His experiment may be flawed (and I definitely believe it is), but I still think the theory has merit, and deserves further investigation. And the fact that either sex is just as capable of learning a technical skill is proof only of intellectual equality, not necessarily of inherent male or female tendencies. Inclinations toward emotional or systemic modes of thinking don't necessarily define overall intellectual capability.
But there's no evidence that 'emotional' and 'systemic' are even dichotomous. How is a preclusion to read and understand human emotions and feelings at odds with and mutually exclusive to a preclusion to think in abstract systems? Sure, you can present 'opinions' that certain people seem more rational and certain people seem more emotionally savvy, but I know a lot of people who are both and a lot of people who are actually neither good at understanding systems nor feelings.
Personally, I have no problem understanding complex systems: I'm an honours math student with a high GPA, but I also consider myself to be a sensitive and understanding person. Many of the smartest people I know are also the most emotionally sensitive, and if anything I'd be more likely to point out a correlation, rather than an exclusivity between the 'emotional' and 'systemic' thinking. I understand that my personal observation does not constitute a scientific theory, but if a scientific theory is flatly contradicted by my personal observation I would expect a verifiable reason why this is so. If shit starts falling up instead of down, it will be time to take a very hard look at this 'gravity' business.
As a scientific theory, you're asking me to accept (or even just entertain, I suppose) the idea that a vague and nondescript dichotomy between brain types which cannot even be demonstrated to exist may apply in different proportions to the different sexes when it is flatly contradicted by observable evidence. I'm not being an egalitarian zealot here: what you're saying is genuinely about as reasonable as asking me to entertain the theory that maybe unicorns are real.
Not to mention there is an abundance of scientific observation noting distinct differences in brain activity between males and females that indirectly supports the theory, and is available for peer review.
So yes, socially speaking there is equality between the sexes.
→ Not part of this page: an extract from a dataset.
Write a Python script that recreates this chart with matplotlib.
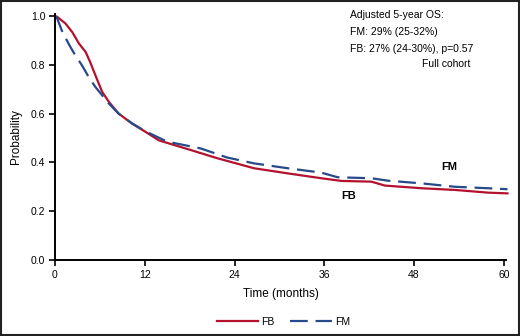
import matplotlib
matplotlib.use("Agg")
import matplotlib.pyplot as plt
from matplotlib.patches import Rectangle

# --- dados ---
months_fb = [0, 0.3, 1.4, 2.3, 3.2, 4.1, 4.7, 5.4, 6.3, 7.2, 8.5, 10.3, 12.1, 13.9,
             18.1, 21.7, 26.6, 31.1, 35.6, 38.3, 42.3, 44.1, 49, 53.5, 57.9, 60.5]
surv_fb = [1.0, 0.996, 0.969, 0.934, 0.887, 0.852, 0.811, 0.757, 0.689, 0.648, 0.6,
           0.559, 0.525, 0.49, 0.451, 0.417, 0.376, 0.355, 0.335, 0.324, 0.321, 0.305,
           0.294, 0.287, 0.276, 0.273]

months_fm = [0, 0.3, 0.9, 1.8, 2.7, 3.6, 4.5, 5.4, 6.3, 7.2, 8.5, 10.3, 12.1, 15,
             19.5, 23, 26.6, 31.1, 35.6, 37.8, 42.3, 44.5, 49, 53.5, 57.9, 60.5]
surv_fm = [1.0, 0.989, 0.941, 0.887, 0.839, 0.798, 0.75, 0.709, 0.675, 0.641, 0.6,
           0.56, 0.527, 0.485, 0.457, 0.42, 0.396, 0.376, 0.358, 0.339, 0.335, 0.325,
           0.314, 0.300, 0.294, 0.290]

x_ticks = [0, 12, 24, 36, 48, 60]
y_ticks = [0.0, 0.2, 0.4, 0.6, 0.8, 1.0]
notes = ["Adjusted 5-year OS:", "FM: 29% (25-32%)", "FB: 27% (24-30%), p=0.57"]

RED = "#B3112E"
BLUE = "#264A8A"

plt.rcParams["font.family"] = ["Liberation Sans", "DejaVu Sans"]

fig = plt.figure(figsize=(5.2, 3.36), dpi=100)
ax = fig.add_axes([55 / 520, 76 / 336, 451 / 520, 246.5 / 336])

ax.plot(months_fb, surv_fb, color=RED, lw=1.6, label="FB", clip_on=False)
ax.plot(months_fm, surv_fm, color=BLUE, lw=1.6, ls=(0, (8, 3.5)), label="FM", clip_on=False)

ax.set_xlim(0, 60.3)
ax.set_ylim(0, 1.01)
ax.set_xticks(x_ticks)
ax.set_yticks(y_ticks)
ax.set_yticklabels([f"{v:.1f}" for v in y_ticks])
for s in ["top", "right"]:
    ax.spines[s].set_visible(False)
for s in ["left", "bottom"]:
    ax.spines[s].set_linewidth(1.4)
ax.tick_params(direction="out", length=4, width=1.2, labelsize=7.5, pad=3)

ax.set_xlabel("Time (months)", fontsize=8.5, labelpad=6)
ax.set_ylabel("Probability", fontsize=8.5, labelpad=6)

ax.text(52.7, 0.38, "FM", fontsize=8, fontweight="bold", ha="center", va="center")
ax.text(39.3, 0.262, "FB", fontsize=8, fontweight="bold", ha="center", va="center")

# anotações no canto superior direito
for i, t in enumerate(notes):
    fig.text(350 / 520, 1 - (15 + 17 * i) / 336, t, fontsize=7.5, va="center", ha="left")
fig.text(422 / 520, 1 - 64 / 336, "Full cohort", fontsize=7.5, va="center", ha="left")

leg = fig.legend(loc="center", bbox_to_anchor=(0.545, 1 - 322 / 336), ncol=2, frameon=False,
                 fontsize=7.5, handlelength=4.0, columnspacing=1.5, handletextpad=0.3)

fig.patches.append(Rectangle((0.002, 0.003), 0.996, 0.994, transform=fig.transFigure,
                             fill=False, edgecolor="#222222", lw=1.5))

fig.savefig("out.png", dpi=100)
But on a biological level, to say the brains of men and women are wired the same is a mistake.
The criticism of many observed FMRI differences between men and women is that there is insufficient context to judge whether these are truly 'biologically hardwired' or simply developmental. Statistically, we have reams and reams of evidence about performance and preference which fit very well with a model based on development and socialization but are simply not explained by the idea that men and women are hardwired with these different preferences and skills. In fact, we have historical and cross-cultural evidence that flatly contradicts many of our presuppositions on masculine and feminine identities which are, to an enormous extent, quite clearly based on our modern social concepts.
It is obviously false to say that there are
absolutely no differences in male and female physiology or brain chemistry: women have separate hormonal responses relating to child-birth and child-rearing which are not present in men, for one. On the other hand, it is then very easy to take something which is of an ambiguous origin and chalk it up to being "just how men/women are". There's no evidence that men are more rational and women are more emotional given equal opportunity for education and equal socialization. I can't see most of this as anything other than an untenable extension of bad science used to justify an irrationally discriminatory world view.